A primeira faixa (Vôo) começa com um padrão repetido de quatro notas "dó", bem no meio do teclado, num compasso de 5/4. Dois detalhes: a síncopa, que desloca o desenho desde logo (o que não é incomum), e o acento na última nota, o que é mais raro e define prontamente a qualidade de Heloísa como artesã cuidadosa de sua própria música. Não surpreende que quem cuida de detalhes como esse venha depois se mostrar a virtuosística solista de linhas executadas em alta velocidade e rigorosa coincidência com o flautista Teco Cardoso.
Uma de suas maiores virtudes é mesmo esse impulso, uma alegria solar e sóbria, um contentamento no ato de fazer música que nem por isso se entrega ao prazer mais fácil, nem mesmo nas cenas de improviso e nos devaneios livres (como em "Rosa", de Pixinguinha, tocada aqui num duo com o mestre contrabaixista Zeca Assumpção). A direção musical de Gil Jardim com certeza tem parte nisso, e garante uma unidade ao disco que é tanto de forma como de espírito.
Nesse contexto, o "Fruto" do título ganha também conotações particulares. De um lado, as conotações particulares. De um lado, as conotações de paraíso e perda, gentilmente interiorizadas na poesia de Cecília Meireles (1901-64), cujo poema "Desenho" é citado no encarte: " Aprendi com as primaveras a deixar-me cortar e a voltar sempre inteira". De outro lado, a idéia musical de sentidos que se criam a partir de si mesmos, para se tornarem novos, até inteiramente mudados. E ainda: uma concretude física da música, alegorizada nas lindas fotos de frutos, de Marcílio Godoi, que fazem do encarte um completo visual para aquilo que não tem imagem.
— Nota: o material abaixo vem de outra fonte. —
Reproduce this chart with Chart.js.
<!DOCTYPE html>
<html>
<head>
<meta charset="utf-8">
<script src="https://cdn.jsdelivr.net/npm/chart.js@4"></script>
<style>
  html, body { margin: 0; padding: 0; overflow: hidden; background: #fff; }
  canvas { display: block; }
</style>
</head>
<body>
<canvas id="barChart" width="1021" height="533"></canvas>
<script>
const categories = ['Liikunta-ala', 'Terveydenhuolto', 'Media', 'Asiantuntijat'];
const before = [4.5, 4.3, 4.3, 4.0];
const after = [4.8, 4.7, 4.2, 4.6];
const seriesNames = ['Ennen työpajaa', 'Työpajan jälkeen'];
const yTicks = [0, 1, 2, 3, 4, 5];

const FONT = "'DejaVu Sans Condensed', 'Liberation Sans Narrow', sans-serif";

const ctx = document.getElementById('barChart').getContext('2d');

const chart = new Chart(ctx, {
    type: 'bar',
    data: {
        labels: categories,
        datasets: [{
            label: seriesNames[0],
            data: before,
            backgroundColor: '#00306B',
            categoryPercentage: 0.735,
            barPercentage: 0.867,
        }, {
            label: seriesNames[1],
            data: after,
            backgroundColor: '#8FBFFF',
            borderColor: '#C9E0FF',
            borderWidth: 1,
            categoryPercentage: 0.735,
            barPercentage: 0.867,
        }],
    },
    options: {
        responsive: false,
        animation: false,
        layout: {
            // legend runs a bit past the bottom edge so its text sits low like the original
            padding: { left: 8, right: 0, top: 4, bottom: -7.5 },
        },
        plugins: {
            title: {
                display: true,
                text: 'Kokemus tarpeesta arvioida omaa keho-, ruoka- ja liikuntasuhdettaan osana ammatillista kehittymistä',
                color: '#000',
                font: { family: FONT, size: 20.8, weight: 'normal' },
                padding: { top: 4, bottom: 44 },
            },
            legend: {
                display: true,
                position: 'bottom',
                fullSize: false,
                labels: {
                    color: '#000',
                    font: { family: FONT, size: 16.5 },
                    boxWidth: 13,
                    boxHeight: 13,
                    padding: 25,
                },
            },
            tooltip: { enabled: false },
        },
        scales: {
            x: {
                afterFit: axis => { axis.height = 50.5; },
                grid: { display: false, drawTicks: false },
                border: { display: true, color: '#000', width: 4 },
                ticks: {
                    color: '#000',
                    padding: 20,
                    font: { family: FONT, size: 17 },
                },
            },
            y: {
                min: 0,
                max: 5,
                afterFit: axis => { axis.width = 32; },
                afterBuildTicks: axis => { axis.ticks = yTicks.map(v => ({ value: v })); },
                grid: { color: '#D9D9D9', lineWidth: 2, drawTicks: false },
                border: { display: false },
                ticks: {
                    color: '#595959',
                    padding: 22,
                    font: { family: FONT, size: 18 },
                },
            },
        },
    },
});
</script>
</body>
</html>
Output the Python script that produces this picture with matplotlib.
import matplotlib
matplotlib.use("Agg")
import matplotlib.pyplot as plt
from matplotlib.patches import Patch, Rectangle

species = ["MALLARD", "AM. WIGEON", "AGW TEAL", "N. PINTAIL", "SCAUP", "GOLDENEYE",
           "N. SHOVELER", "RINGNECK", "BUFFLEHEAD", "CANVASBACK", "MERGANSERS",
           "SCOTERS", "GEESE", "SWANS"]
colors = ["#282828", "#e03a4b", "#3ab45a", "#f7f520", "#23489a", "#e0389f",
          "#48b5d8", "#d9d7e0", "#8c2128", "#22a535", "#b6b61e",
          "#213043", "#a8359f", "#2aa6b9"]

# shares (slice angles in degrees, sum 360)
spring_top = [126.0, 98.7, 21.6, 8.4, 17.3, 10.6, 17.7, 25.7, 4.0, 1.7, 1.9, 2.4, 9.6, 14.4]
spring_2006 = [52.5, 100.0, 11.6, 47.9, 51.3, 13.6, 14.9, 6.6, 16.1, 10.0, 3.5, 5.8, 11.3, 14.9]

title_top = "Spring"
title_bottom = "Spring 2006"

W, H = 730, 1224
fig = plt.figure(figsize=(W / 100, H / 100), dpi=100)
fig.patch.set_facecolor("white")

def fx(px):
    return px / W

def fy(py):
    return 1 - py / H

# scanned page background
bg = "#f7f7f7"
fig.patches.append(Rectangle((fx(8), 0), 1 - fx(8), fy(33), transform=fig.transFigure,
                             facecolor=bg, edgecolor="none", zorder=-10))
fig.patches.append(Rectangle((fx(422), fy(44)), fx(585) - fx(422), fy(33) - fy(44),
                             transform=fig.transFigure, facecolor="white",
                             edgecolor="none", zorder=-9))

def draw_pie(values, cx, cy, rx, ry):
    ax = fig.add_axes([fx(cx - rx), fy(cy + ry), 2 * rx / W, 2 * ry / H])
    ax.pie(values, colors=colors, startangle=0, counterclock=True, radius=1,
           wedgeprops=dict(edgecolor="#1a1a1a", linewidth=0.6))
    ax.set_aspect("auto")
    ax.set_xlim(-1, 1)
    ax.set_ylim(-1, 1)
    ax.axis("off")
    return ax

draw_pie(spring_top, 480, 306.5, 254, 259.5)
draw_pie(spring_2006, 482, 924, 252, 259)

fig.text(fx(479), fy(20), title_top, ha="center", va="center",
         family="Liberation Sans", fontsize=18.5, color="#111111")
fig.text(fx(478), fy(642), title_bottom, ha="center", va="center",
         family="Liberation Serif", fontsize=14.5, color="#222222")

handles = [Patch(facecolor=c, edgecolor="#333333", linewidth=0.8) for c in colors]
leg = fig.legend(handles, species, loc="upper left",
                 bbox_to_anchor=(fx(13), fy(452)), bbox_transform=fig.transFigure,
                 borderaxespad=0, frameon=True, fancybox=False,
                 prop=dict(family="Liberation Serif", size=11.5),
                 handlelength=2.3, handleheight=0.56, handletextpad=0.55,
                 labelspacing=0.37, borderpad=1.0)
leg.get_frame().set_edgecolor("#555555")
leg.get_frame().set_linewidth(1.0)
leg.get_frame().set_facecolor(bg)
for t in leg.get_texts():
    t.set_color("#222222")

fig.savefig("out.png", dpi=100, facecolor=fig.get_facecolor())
Ex-aluna de Gilberto Tinetti, finalista do prêmio Visa em 2001, Heloísa é uma presença discreta no relativamente discreto cenário da música instrumental brasileira, que há tantos anos vem dando frutos incríveis assim. Não faz muitos shows, quase não aparece. Cultiva sua arte com dedicação e paciência, no tempo necessário para que tudo amadureça. E então esse disco.